What needs to be done:
Transcribe every line exactly and omit anything that is a picture.

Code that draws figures
════
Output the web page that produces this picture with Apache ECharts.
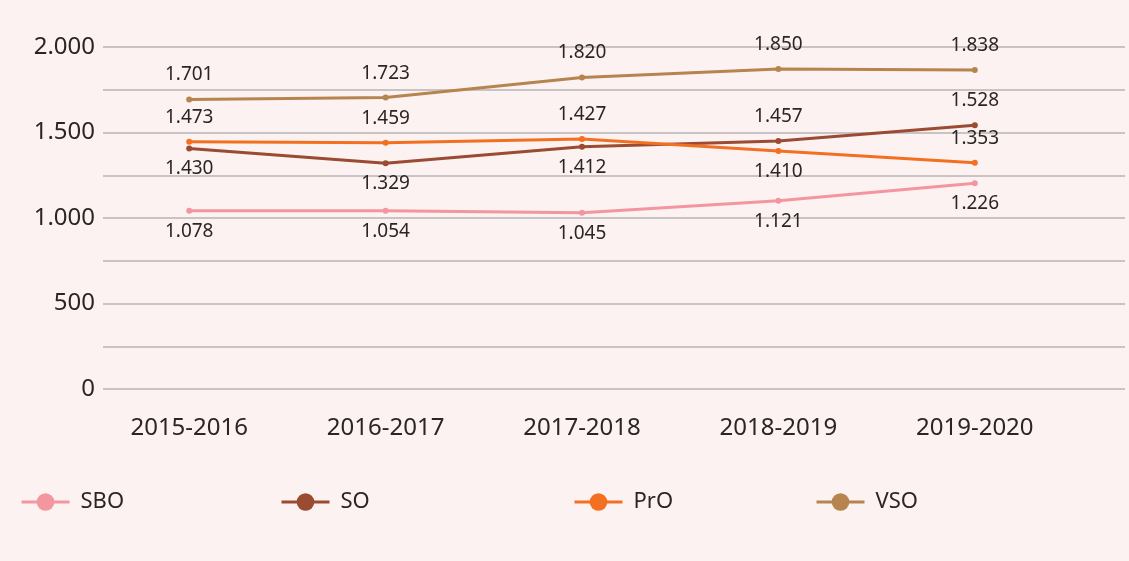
<!DOCTYPE html>
<html>
<head>
<meta charset="utf-8">
<script src="https://cdn.jsdelivr.net/npm/echarts@6/dist/echarts.min.js"></script>
<style>
  html, body { margin: 0; padding: 0; background: #fcf2f1; }
  #chart { width: 1129px; height: 561px; }
</style>
</head>
<body>
<div id="chart"></div>
<script>
const years = ['2015-2016', '2016-2017', '2017-2018', '2018-2019', '2019-2020'];

// plotted positions
const sbo = [1043, 1043, 1031, 1101, 1203];
const so = [1407, 1320, 1417, 1450, 1542];
const pro = [1446, 1440, 1462, 1392, 1323];
const vso = [1693, 1704, 1822, 1871, 1865];

// printed value labels
const sboText = [1078, 1054, 1045, 1121, 1226];
const soText = [1430, 1329, 1412, 1457, 1528];
const proText = [1473, 1459, 1427, 1410, 1353];
const vsoText = [1701, 1723, 1820, 1850, 1838];

// where each value label sits relative to its point
const sboPos = ['bottom', 'bottom', 'bottom', 'bottom', 'bottom'];
const soPos = ['bottom', 'bottom', 'bottom', 'top', 'top'];
const proPos = ['top', 'top', 'top', 'bottom', 'top'];
const vsoPos = ['top', 'top', 'top', 'top', 'top'];

const fontFamily = '"Noto Sans", "Open Sans", sans-serif';
const textColor = '#2b2526';

function fmt (v) {
  return String(v).replace(/\B(?=(\d{3})+(?!\d))/g, '.');
}

function makeSeries (name, color, values, texts, positions) {
  return {
    name: name,
    type: 'line',
    xAxisIndex: 1,
    yAxisIndex: 1,
    symbol: 'circle',
    symbolSize: 6,
    lineStyle: { width: 3, color: color },
    itemStyle: { color: color },
    data: values.map(function (v, i) {
      return {
        value: v,
        label: {
          position: positions[i],
          distance: positions[i] === 'top' ? 12 : 8,
          formatter: fmt(texts[i])
        }
      };
    }),
    label: {
      show: true,
      fontFamily: fontFamily,
      fontSize: 19,
      color: textColor
    }
  };
}

function makeLegend (name, left) {
  return {
    data: [name],
    left: left,
    top: 486,
    itemWidth: 48,
    itemHeight: 22,
    lineStyle: { width: 3 },
    textStyle: {
      fontFamily: fontFamily,
      fontSize: 22,
      color: textColor,
      padding: [0, 0, 0, 6]
    },
    selectedMode: false
  };
}

const chart = echarts.init(document.getElementById('chart'));
chart.setOption({
  backgroundColor: '#fcf2f1',
  animation: false,
  legend: [
    makeLegend('SBO', 15),
    makeLegend('SO', 275),
    makeLegend('PrO', 568),
    makeLegend('VSO', 810)
  ],
  grid: [
    { left: 103, right: 4, top: 47, bottom: 172 },
    { left: 91, right: 56, top: 47, bottom: 172 }
  ],
  xAxis: [
    { gridIndex: 0, type: 'category', data: years, show: false },
    {
      gridIndex: 1,
      type: 'category',
      data: years,
      axisLine: { show: false },
      axisTick: { show: false },
      axisLabel: {
        margin: 27,
        fontFamily: fontFamily,
        fontSize: 24,
        color: textColor
      }
    }
  ],
  yAxis: [
    {
      gridIndex: 0,
      type: 'value',
      min: 0,
      max: 2000,
      interval: 250,
      axisLine: { show: false },
      axisTick: { show: false },
      splitLine: { lineStyle: { color: '#b8b3b3', width: 1.5 } },
      axisLabel: {
        margin: 8,
        fontFamily: fontFamily,
        fontSize: 24,
        color: textColor,
        formatter: function (v) { return v % 500 === 0 ? fmt(v) : ''; }
      }
    },
    {
      gridIndex: 1,
      type: 'value',
      min: 0,
      max: 2000,
      interval: 250,
      show: false
    }
  ],
  series: [
    makeSeries('SBO', '#f4969f', sbo, sboText, sboPos),
    makeSeries('SO', '#9a4b32', so, soText, soPos),
    makeSeries('PrO', '#f37021', pro, proText, proPos),
    makeSeries('VSO', '#b5844f', vso, vsoText, vsoPos)
  ]
});
</script>
</body>
</html>
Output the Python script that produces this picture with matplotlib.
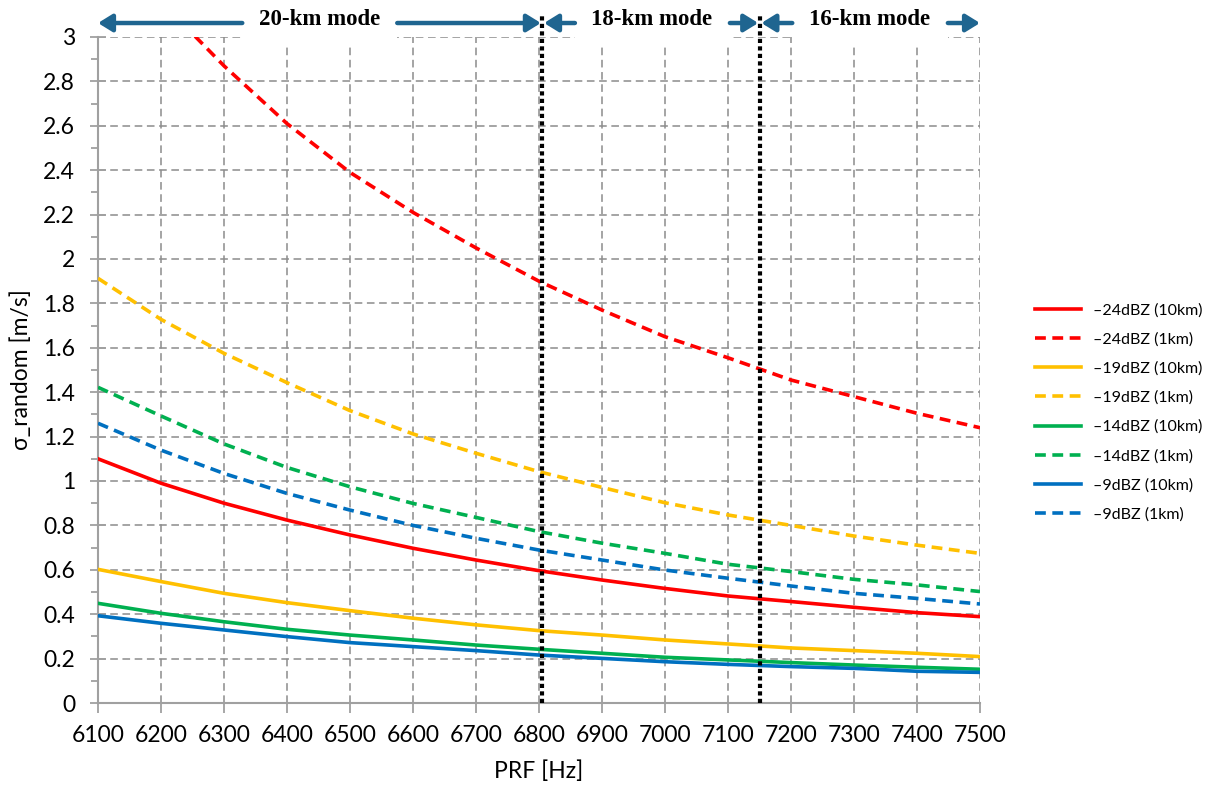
════
Solution to this exercise:
Output the web page that produces this picture with Apache ECharts.
<!DOCTYPE html>
<html>
<head>
<meta charset="utf-8">
<script src="https://cdn.jsdelivr.net/npm/echarts@6/dist/echarts.min.js"></script>
<style>
  html, body { margin: 0; padding: 0; background: #fcf2f1; }
  #chart { width: 1129px; height: 561px; }
</style>
</head>
<body>
<div id="chart"></div>
<script>
const years = ['2015-2016', '2016-2017', '2017-2018', '2018-2019', '2019-2020'];

// plotted positions
const sbo = [1043, 1043, 1031, 1101, 1203];
const so = [1407, 1320, 1417, 1450, 1542];
const pro = [1446, 1440, 1462, 1392, 1323];
const vso = [1693, 1704, 1822, 1871, 1865];

// printed value labels
const sboText = [1078, 1054, 1045, 1121, 1226];
const soText = [1430, 1329, 1412, 1457, 1528];
const proText = [1473, 1459, 1427, 1410, 1353];
const vsoText = [1701, 1723, 1820, 1850, 1838];

// where each value label sits relative to its point
const sboPos = ['bottom', 'bottom', 'bottom', 'bottom', 'bottom'];
const soPos = ['bottom', 'bottom', 'bottom', 'top', 'top'];
const proPos = ['top', 'top', 'top', 'bottom', 'top'];
const vsoPos = ['top', 'top', 'top', 'top', 'top'];

const fontFamily = '"Noto Sans", "Open Sans", sans-serif';
const textColor = '#2b2526';

function fmt (v) {
  return String(v).replace(/\B(?=(\d{3})+(?!\d))/g, '.');
}

function makeSeries (name, color, values, texts, positions) {
  return {
    name: name,
    type: 'line',
    xAxisIndex: 1,
    yAxisIndex: 1,
    symbol: 'circle',
    symbolSize: 6,
    lineStyle: { width: 3, color: color },
    itemStyle: { color: color },
    data: values.map(function (v, i) {
      return {
        value: v,
        label: {
          position: positions[i],
          distance: positions[i] === 'top' ? 12 : 8,
          formatter: fmt(texts[i])
        }
      };
    }),
    label: {
      show: true,
      fontFamily: fontFamily,
      fontSize: 19,
      color: textColor
    }
  };
}

function makeLegend (name, left) {
  return {
    data: [name],
    left: left,
    top: 486,
    itemWidth: 48,
    itemHeight: 22,
    lineStyle: { width: 3 },
    textStyle: {
      fontFamily: fontFamily,
      fontSize: 22,
      color: textColor,
      padding: [0, 0, 0, 6]
    },
    selectedMode: false
  };
}

const chart = echarts.init(document.getElementById('chart'));
chart.setOption({
  backgroundColor: '#fcf2f1',
  animation: false,
  legend: [
    makeLegend('SBO', 15),
    makeLegend('SO', 275),
    makeLegend('PrO', 568),
    makeLegend('VSO', 810)
  ],
  grid: [
    { left: 103, right: 4, top: 47, bottom: 172 },
    { left: 91, right: 56, top: 47, bottom: 172 }
  ],
  xAxis: [
    { gridIndex: 0, type: 'category', data: years, show: false },
    {
      gridIndex: 1,
      type: 'category',
      data: years,
      axisLine: { show: false },
      axisTick: { show: false },
      axisLabel: {
        margin: 27,
        fontFamily: fontFamily,
        fontSize: 24,
        color: textColor
      }
    }
  ],
  yAxis: [
    {
      gridIndex: 0,
      type: 'value',
      min: 0,
      max: 2000,
      interval: 250,
      axisLine: { show: false },
      axisTick: { show: false },
      splitLine: { lineStyle: { color: '#b8b3b3', width: 1.5 } },
      axisLabel: {
        margin: 8,
        fontFamily: fontFamily,
        fontSize: 24,
        color: textColor,
        formatter: function (v) { return v % 500 === 0 ? fmt(v) : ''; }
      }
    },
    {
      gridIndex: 1,
      type: 'value',
      min: 0,
      max: 2000,
      interval: 250,
      show: false
    }
  ],
  series: [
    makeSeries('SBO', '#f4969f', sbo, sboText, sboPos),
    makeSeries('SO', '#9a4b32', so, soText, soPos),
    makeSeries('PrO', '#f37021', pro, proText, proPos),
    makeSeries('VSO', '#b5844f', vso, vsoText, vsoPos)
  ]
});
</script>
</body>
</html>
Output the Python script that produces this picture with matplotlib.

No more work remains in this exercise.